キリスト教の教理で,一つの神格にある三位格 (ペルソナ ) としての父と子と聖霊のまとまりをさす。三位一体という言葉も,この教理を明記した個所も新約聖書の中には出てこない。また,イエスもその弟子たちにも以下のように旧約聖書の中で記されている神の唯一性を否定しようという意図は見られなかった。「聞きなさい。イスラエル。主は私たちの神。主はただひとりである」(申命記6・4) 。しかし,初代キリスト教会はキリストの再臨と想定されていた霊が来ることと神の力とのかかわりあいについて対処しなければならなかった。つまり,聖霊にかかわる問題であり,聖霊が来ることは,ペンテコステ (五旬節 ) の祝いと関係している。父と子と聖霊の関係は,大宣教命令として知られる次の新約聖書の個所でも関連づけられている。「それゆえ,あなたがたは行って,あらゆる国の人々を弟子としなさい。そして,父,子,聖霊の御名によってバプテスマを授け (なさい) 」 (マタイ 28・19) ,そしてパウロによる祝祷である「主イエス・キリストの恵み,神の愛,聖霊の交わりが,あなたがたすべてとともにありますように」 (IIコリント 13・13) 。このように,新約聖書は三位一体の教理の基礎を確立している。
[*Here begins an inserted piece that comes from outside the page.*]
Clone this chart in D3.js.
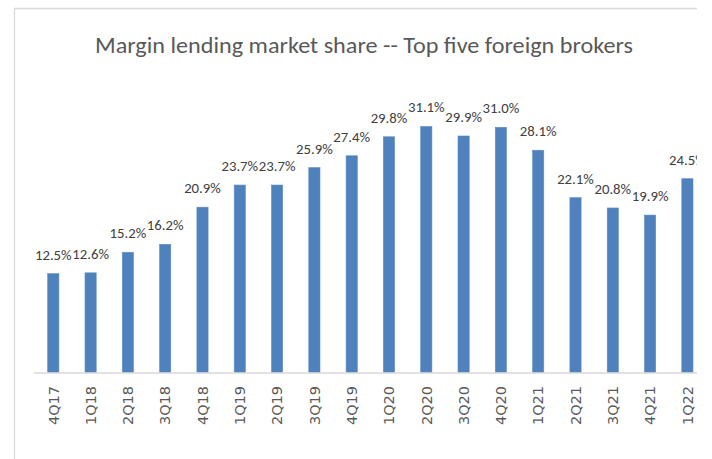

この教理は何世紀にもわたり,多くの論争を引起しながら徐々に形づくられていった。当初,旧約聖書から受け継いだ一神教的要求と聖書の教えをギリシア=ローマ的宗教に解釈する必要性からロゴス (言葉) としてのキリストの神性は頂点に立つ神の下に位置するものと解釈されていた。また一方,父,子,聖霊は一つの神のうちにある三つの位格をそれぞれ啓示しているが,神そのものが分れて存在するものではないとする別の解釈もあった。前者には父,子,聖霊にはっきりとした区別を認め,それぞれが同等ではなく,したがって神の単一性も否定(聖子従属説) し,後者には神の単一性を認めるが,それぞれの位格が異なる (様態説) という特徴がある。父,子,聖霊の違いと単一性の論争が,一つの実体において三つの位格が存在するという教理にまとめられ,一般に認められるようになったのは4世紀になってからである。

325年のニカイア公会議は,聖霊についてはほとんど言及されなかったが,子は父とは本質において同一である (ホモウシオス) という,教理解釈にとって重要な信条を発表した。その後の半世紀の間,アタナシウスはこのニカイア信条を擁護し,さらに教理を掘り下げたが,4世紀の終りになり,カエサレアバシレイオス,ニュッサのグレゴリオス,およびナジアンゾスのグレゴリオス (カッパドキアの3教父 ) の指導の下,三位一体の教理は本質的に現在と同じ枠組みをとるようになった。